I canali Rai rischiano l’oscuramento?

I canali Rai rischiano di essere fortemente penalizzati dal piano che prevede il rilascio delle frequenze in banda 700 alle tlc: ci saranno zone del paese in cui Rai 1 e Rai 2 non arriveranno e anche Rai 3 subirà una perdita del bacino di telespettatori, almeno fino a quando non avranno nuove antenne e televisori. Non solo, il piano impone costi per gli investimenti di «varie centinaia di milioni di euro», rispetto a soluzioni alternative che sono già state proposte e si impongono ai cittadini costi che avrebbero potuto essere evitati.

Sono soltanto due dei punti su cui si soffermano gli avvocati del servizio pubblico radiotelevisivo nel ricorso che è stato presentato lo scorso mercoledì al Tribunale amministrativo del Lazio, con il quale si chiede l’annullamento del Piano nazionale delle frequenze 2018 approvato dall’Agcom il 27 giugno (delibera 290/18/Cons). Un ricorso che mostra la decisione con cui la Rai vuole opporsi all’intero piano per il rilascio delle frequenze partito con la legge di Bilancio 2018. E non un ricorso qualunque. Perché se è vero che già altri operatori hanno presentato la loro opposizione al Tar (anche Mediaset), in questo caso Viale Mazzini va a toccare il fulcro dal quale parte tutto il processo di transizione, ovvero il multiplex 1 destinato a Rai 3, trasformato il quale si dovrebbero fare tutti gli altri spostamenti.

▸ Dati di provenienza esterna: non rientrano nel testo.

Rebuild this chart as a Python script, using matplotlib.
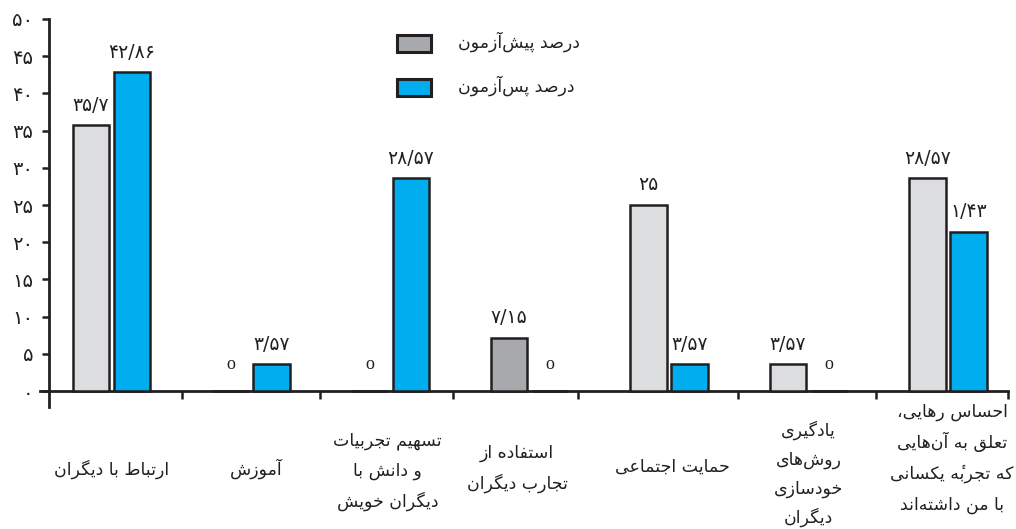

Il ricorso arriva peraltro con una tempistica da non sottovalutare: lunedì ci sarà il secondo incontro del tavolo presso il ministero dello sviluppo economico nel quale si stanno vagliando i vari aspetti del processo di rilascio. Perciò se è vero che il Tar impiegherà tempo per pronunciarsi, ciò che vale è il messaggio della Rai al governo: il piano spreca risorse e non permette di fare servizio pubblico, perciò va cambiato. Attesi i convenevoli del primo incontro, insomma, Viale Mazzini fa la mossa per sparigliare le carte, anche se il governo, secondo quanto risulta a ItaliaOggi, ha una soluzione che potrebbe mitigare almeno in parte i problemi fin qui lamentati e che potrebbe presentare già lunedì.

Il ricorso prende di mira come detto l’utilizzo del mux 1. Si tratta di un multiplex che sarà trasmesso in banda III Vhf sul quale sarà spostata Rai 3 e per il resto emittenti locali (80% della capacità trasmissiva destinata a queste tv all’inizio) a partire dal 2020 fino alla fine del 2021 gradualmente sul territorio. Questo servirà a liberare le prime frequenze e poi a riorganizzare il resto. Il problema, lamenta la Rai, è che così come è stato concepito il Mux 1 non sarà ricevibile da vasta parte della popolazione se non aggiungendo un’ulteriore antenna a quella che già hanno. La Rai copre infatti in Vhf ormai solo parte del territorio, e l’attuale Mux 1 è perlopiù in Uhf dove trasmettono tutte le altre emittenti. All’aggravio sulle tasche degli italiani (che in ogni caso dovranno adattare i televisori per il nuovo digitale terrestre), si aggiunge quello della tv pubblica che dovrà investire di più perché dell’attuale Mux 1 non sarà salvato niente. Peraltro l’uso di frequenze specifiche, sostengono ancora gli avvocati, era stato ottenuto per 20 anni, fino al 2032.

C’è poi l’obbligo di ospitare le locali: intanto quelle ospitate dalla Rai saranno privilegiate perché i trasmettitori coprono ovviamente meglio il territorio rispetto a quelli di altri operatori locali, ma soprattutto la tv pubblica non potrà usare il suo Mux 1 per ospitare anche Rai 1 e Rai 2 laddove sia necessario per coprire meglio il territorio. Perché nel ricorso tra i molti punti che si criticano c’è anche la conformazione delle altre frequenze che impedirà di arrivare al 100% di copertura. Un documento che smonta l’intero processo, insomma, in cui si contesta anche l’attribuzione del terzo delle frequenze alle locali (che peraltro si sono dette disposte ad accettarne una diminuzione) sostenendo che in realtà questa riserva è già stata superata dalla legge di Bilancio 2018.